Goals of this preliminary study are to better understand (1) earthquake performance of wood-frame shear walls carrying gravity loads, compared with walls without gravity load, and (2) performance of walls subjected to a sequence of earthquake motions, compared with walls subjected to a single earthquake. Tests with simulated earthquake ground motions were conducted on 2,440 by 2,440-mm (8 by 8-ft) walls with 38 by 89-mm (nominal 2 by 4) Douglas-fir studs at 610 mm (24 in.) on center. Two oriented strand board (OSB) panels were installed and fastened vertically to the frame, and two gypsum wallboard panels were installed opposite the OSB. Partially anchored (PA) walls had two anchor bolts on the sill plate.

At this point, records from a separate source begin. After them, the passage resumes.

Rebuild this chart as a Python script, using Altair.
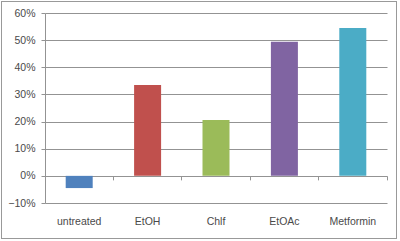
import altair as alt
import pandas as pd

categories = ["untreated", "EtOH", "Chlf", "EtOAc", "Metformin"]
values = [-0.045, 0.335, 0.206, 0.494, 0.545]
colors = ["#4F81BD", "#C0504D", "#9BBB59", "#8064A2", "#4BACC6"]
y_ticks = [-0.1, 0.0, 0.1, 0.2, 0.3, 0.4, 0.5, 0.6]

df = pd.DataFrame({"cat": categories, "val": values})

FONT = "Liberation Sans"
GRID = "#939393"
TEXT = "#4a4a4a"

x_scale = alt.Scale(domain=categories, paddingInner=0, paddingOuter=0)
y_scale = alt.Scale(domain=[-0.1, 0.6], nice=False)
y_axis = alt.Axis(title=None, values=y_ticks, format=".0%", grid=True,
                  gridColor=GRID, domain=True, domainColor=GRID,
                  tickColor=GRID, tickSize=4, labelPadding=6,
                  labelOverlap=False,
                  labelFont=FONT, labelFontSize=10.5, labelColor=TEXT)

bars = alt.Chart(df).mark_bar(size=27).encode(
    x=alt.X("cat:N", scale=x_scale, sort=categories,
            axis=alt.Axis(title=None, labelAngle=0, ticks=False, domain=False,
                          orient="bottom",
                          labelPadding=13, labelFont=FONT, labelFontSize=10.5,
                          labelColor=TEXT)),
    y=alt.Y("val:Q", scale=y_scale, axis=y_axis),
    color=alt.Color("cat:N", scale=alt.Scale(domain=categories, range=colors),
                    legend=None),
)

zero_ticks = alt.Chart(df).mark_bar(opacity=0).encode(
    x=alt.X("cat:N", scale=x_scale, sort=categories,
            axis=alt.Axis(title=None, labels=False, domain=False, ticks=True,
                          orient="bottom",
                          grid=False, tickColor=GRID, tickSize=4,
                          bandPosition=1, tickExtra=True, offset=-27.14)),
    y=alt.Y("val:Q", scale=y_scale, axis=y_axis),
)

frame = alt.Chart(df).mark_rect(fill=None, stroke="#999999", strokeWidth=1,
                                clip=False).encode(
    x=alt.value(-43.5), x2=alt.value(351.5),
    y=alt.value(-11.5), y2=alt.value(225.5),
)

chart = alt.layer(frame, bars, zero_ticks).resolve_axis(x="independent").properties(
    width=342, height=190,
    padding={"left": 45, "top": 13, "right": 13, "bottom": 38},
    autosize="none",
    background="white",
).configure_view(stroke=None)

chart.save("out.html", embed_options={"renderer": "svg", "actions": False})
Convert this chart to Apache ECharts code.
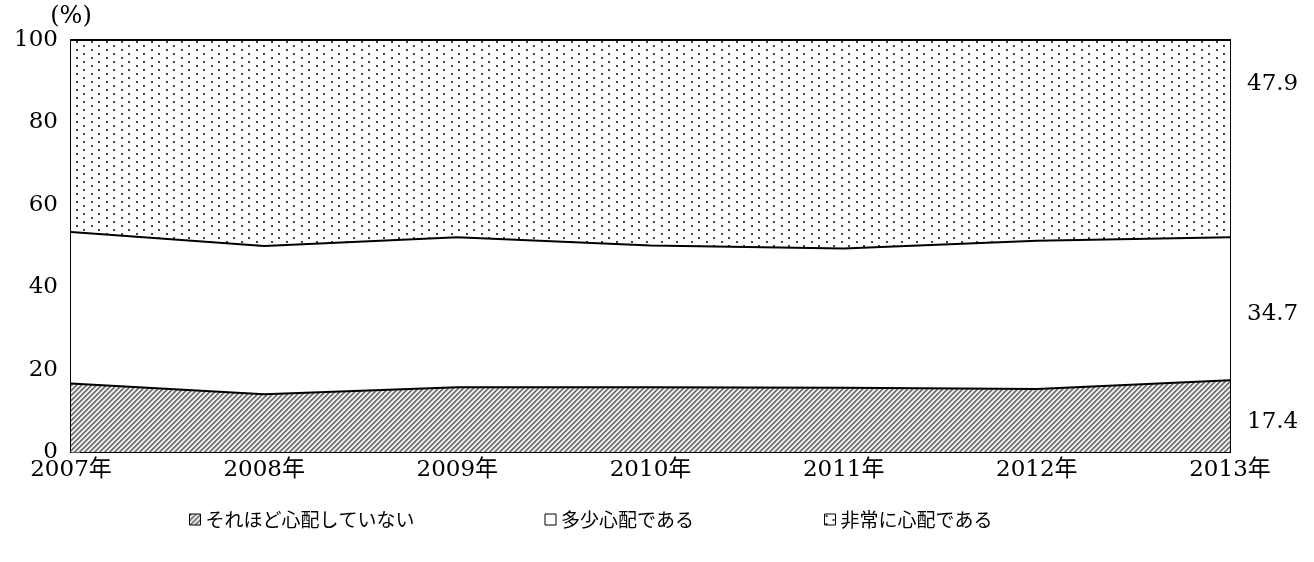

In addition to the anchor bolts, fully anchored (FA) walls included hold-downs installed at the end studs. Ground motions were scaled to the 10 percent in 50 years probability of exceedance design level for Seattle, Washington, the traditional level associated with life safety performance. For PA walls with dead load, failure modes were consistent with tests without dead load; however, additional fastener damage, common to FA walls, resulted from the additional resistance to overturning. PA walls realized a greater improvement in performance from dead load application compared with FA walls; performance appears to approach that of FA walls when dead load is applied. FA and PA walls subjected to a sequence of earthquake motions showed wall performance about the same as that of walls subjected to a single scaled earthquake motion.